Obituaries generally begin with a notice of death.  The full name of the deceased, age, and the location and date of death should be included.  This statement should be at the top of the obituary in the first paragraph and may be easily summed up within one sentence.  When announcing a death, use whatever terminology you deem most fitting and that you are most comfortable with, i.e. ‘passed away,’ ‘left this world,’ ‘died,’ etc.  The cause of death is, ultimately, nobody’s business save for the immediate family – including a cause of death is entirely up to the writers discretion.  If the cause of death is a sensitive subject, feel free to omit it, or, if you wish to be saved later from questions about the cause of death from the community, you may wish to include it – do whatever you feel best. 

Following the announcement of death, the information included is largely determined by the space available – you will have to pack as much meaning as possible into a limited amount of text.  Generally, biographical information is shared in an interesting, lively, and personal way.  Again, think about what the deceased would wish to be remembered for, and write a factual narrative celebrating the life lived.  Usually, universal milestones such as date and place of birth, names of parents, education, marriage, employment, and military service, are included either in order of importance or in chronological order.  Outstanding achievements and accomplishments may also be shared.  Also, include survivors of the deceased such as children, a spouse, or siblings.  Use your best judgement on which family members to mention – if the deceased was a grandmother to many grandchildren, it may be better to state the number of grandchildren rather than to list all the names. 

With the space available, try to convey the special personality of the deceased and share what the deceased found most important in his or her life while alive.  Anecdotes, unique details, passions, or anything that sets the deceased’s life apart from others can enrich your loved one’s obituary and can help reflect the impact the deceased had on his or her family and community.  When describing the life of the deceased, share stories rather than just simply stating facts – try to show instead of tell.  If faced with some sensitive aspects, such as divorce or having been fired, address these with your best judgement.  You can tip toe around such aspects by, for example, saying the individual had left the company, not that he had been fired.  Well written obituaries usually focus on the positive aspects of lives lived.  They look at the bright side and provide inspirational stories through a commemorative text for the living. 

Following the bibliographical details, include information on the upcoming funerary services.  If public, include the time and address for the viewing and memorial services.  If this information is still unknown, refer readers to the funeral home for further information.  You may also wish to include a note about donations to a memorial fund or charity – you can simply state a request for contributions or you may find a more creative way to express your request.

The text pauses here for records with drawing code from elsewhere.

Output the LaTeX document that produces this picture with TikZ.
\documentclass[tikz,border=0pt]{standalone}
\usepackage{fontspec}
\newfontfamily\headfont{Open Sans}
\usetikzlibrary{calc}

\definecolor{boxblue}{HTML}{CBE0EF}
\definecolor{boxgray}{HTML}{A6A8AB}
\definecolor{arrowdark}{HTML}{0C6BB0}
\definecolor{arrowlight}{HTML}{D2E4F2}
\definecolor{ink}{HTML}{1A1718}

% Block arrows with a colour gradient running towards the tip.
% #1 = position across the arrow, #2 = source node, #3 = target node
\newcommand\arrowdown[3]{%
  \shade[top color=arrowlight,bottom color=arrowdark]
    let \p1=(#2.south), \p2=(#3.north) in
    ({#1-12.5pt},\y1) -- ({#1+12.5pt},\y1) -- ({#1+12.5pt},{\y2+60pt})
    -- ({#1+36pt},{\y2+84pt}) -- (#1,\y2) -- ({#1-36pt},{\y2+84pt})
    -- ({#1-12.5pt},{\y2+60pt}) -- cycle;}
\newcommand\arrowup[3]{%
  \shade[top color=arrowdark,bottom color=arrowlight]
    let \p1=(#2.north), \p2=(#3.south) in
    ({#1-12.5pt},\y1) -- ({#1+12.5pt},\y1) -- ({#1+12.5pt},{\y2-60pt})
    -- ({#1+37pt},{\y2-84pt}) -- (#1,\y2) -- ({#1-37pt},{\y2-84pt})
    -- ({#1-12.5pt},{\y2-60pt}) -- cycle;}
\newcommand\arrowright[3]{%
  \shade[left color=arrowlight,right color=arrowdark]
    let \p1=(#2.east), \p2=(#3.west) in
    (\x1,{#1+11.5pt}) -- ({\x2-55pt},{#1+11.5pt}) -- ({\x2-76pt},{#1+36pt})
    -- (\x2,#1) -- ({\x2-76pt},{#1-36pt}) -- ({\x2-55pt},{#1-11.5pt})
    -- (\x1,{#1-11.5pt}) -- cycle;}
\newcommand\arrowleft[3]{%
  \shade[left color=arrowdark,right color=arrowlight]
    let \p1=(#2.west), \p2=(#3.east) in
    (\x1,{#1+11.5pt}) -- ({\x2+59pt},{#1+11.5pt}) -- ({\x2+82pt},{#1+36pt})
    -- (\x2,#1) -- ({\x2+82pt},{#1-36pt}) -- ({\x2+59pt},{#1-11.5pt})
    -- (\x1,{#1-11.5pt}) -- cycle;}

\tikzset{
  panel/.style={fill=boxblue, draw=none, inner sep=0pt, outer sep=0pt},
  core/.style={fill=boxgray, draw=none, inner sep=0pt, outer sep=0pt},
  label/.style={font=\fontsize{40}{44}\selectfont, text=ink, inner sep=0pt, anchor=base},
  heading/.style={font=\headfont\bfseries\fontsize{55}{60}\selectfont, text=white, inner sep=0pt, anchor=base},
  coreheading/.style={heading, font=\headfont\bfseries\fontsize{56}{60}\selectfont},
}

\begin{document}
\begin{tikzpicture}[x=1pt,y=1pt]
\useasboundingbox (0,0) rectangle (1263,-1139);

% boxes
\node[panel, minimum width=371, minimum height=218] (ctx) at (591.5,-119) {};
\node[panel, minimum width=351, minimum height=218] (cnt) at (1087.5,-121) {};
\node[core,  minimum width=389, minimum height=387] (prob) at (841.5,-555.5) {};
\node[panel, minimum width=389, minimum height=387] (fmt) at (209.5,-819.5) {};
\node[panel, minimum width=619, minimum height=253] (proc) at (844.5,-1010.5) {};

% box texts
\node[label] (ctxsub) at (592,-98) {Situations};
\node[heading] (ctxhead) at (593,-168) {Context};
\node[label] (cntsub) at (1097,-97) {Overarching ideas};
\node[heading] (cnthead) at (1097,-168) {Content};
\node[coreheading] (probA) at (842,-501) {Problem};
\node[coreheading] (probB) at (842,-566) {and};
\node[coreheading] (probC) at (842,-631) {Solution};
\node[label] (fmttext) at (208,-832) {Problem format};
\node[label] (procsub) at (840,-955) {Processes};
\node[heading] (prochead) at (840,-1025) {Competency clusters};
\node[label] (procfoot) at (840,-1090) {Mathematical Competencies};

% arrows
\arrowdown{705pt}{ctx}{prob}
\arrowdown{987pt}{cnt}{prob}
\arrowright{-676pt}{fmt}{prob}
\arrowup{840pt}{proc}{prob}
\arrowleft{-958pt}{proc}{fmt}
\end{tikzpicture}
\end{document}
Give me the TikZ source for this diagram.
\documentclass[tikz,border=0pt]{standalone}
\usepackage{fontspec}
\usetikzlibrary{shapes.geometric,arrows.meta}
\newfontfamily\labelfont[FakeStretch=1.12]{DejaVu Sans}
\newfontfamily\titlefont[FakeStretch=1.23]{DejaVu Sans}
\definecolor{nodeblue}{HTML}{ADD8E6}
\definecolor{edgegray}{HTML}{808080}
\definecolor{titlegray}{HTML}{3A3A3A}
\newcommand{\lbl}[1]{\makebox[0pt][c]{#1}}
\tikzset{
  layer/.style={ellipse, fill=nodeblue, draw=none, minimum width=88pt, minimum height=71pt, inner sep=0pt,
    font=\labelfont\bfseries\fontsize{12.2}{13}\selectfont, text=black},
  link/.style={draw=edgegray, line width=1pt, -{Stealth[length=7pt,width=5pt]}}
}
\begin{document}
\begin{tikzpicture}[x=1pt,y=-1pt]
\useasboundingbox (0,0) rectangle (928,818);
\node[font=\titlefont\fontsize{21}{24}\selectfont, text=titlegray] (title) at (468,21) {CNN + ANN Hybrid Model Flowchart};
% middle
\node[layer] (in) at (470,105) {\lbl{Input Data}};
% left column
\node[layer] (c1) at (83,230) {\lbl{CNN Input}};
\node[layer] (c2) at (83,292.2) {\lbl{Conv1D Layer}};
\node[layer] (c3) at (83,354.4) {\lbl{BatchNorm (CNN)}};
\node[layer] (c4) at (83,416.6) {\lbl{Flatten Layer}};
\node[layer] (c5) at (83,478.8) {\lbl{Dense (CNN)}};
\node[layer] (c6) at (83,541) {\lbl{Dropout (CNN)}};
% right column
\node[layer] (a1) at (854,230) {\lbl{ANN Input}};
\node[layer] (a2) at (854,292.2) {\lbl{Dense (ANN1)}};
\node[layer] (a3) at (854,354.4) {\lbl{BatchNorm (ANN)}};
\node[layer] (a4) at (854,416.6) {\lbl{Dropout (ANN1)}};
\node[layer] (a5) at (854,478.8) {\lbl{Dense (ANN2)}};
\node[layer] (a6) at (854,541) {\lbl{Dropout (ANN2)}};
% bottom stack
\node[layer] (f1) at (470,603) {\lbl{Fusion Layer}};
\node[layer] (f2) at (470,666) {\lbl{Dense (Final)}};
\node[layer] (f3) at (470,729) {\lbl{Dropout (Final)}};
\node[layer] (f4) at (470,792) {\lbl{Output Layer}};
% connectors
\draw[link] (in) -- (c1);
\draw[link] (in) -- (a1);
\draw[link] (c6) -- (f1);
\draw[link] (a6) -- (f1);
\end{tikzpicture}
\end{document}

Once you have finished writing, go back through to edit and proofread.  Double check dates, names, and places.  Make sure names and places are spelled correctly.  Remember, an obituary is a published work that may be passed down to family members, the community, and researchers for generations to come – it is important your work be accurate.  Have someone else who was close to the deceased read through the obituary to proofread and help check for accuracy.

As what may be the last or only published words about an individual, obituaries should be well thought out, well written, and accurate.  While factual, obituaries should also be interesting, they should be compelling life stories.  Through an obituary, loved ones are memorialized and celebrated, and their stories may live on for generations to come.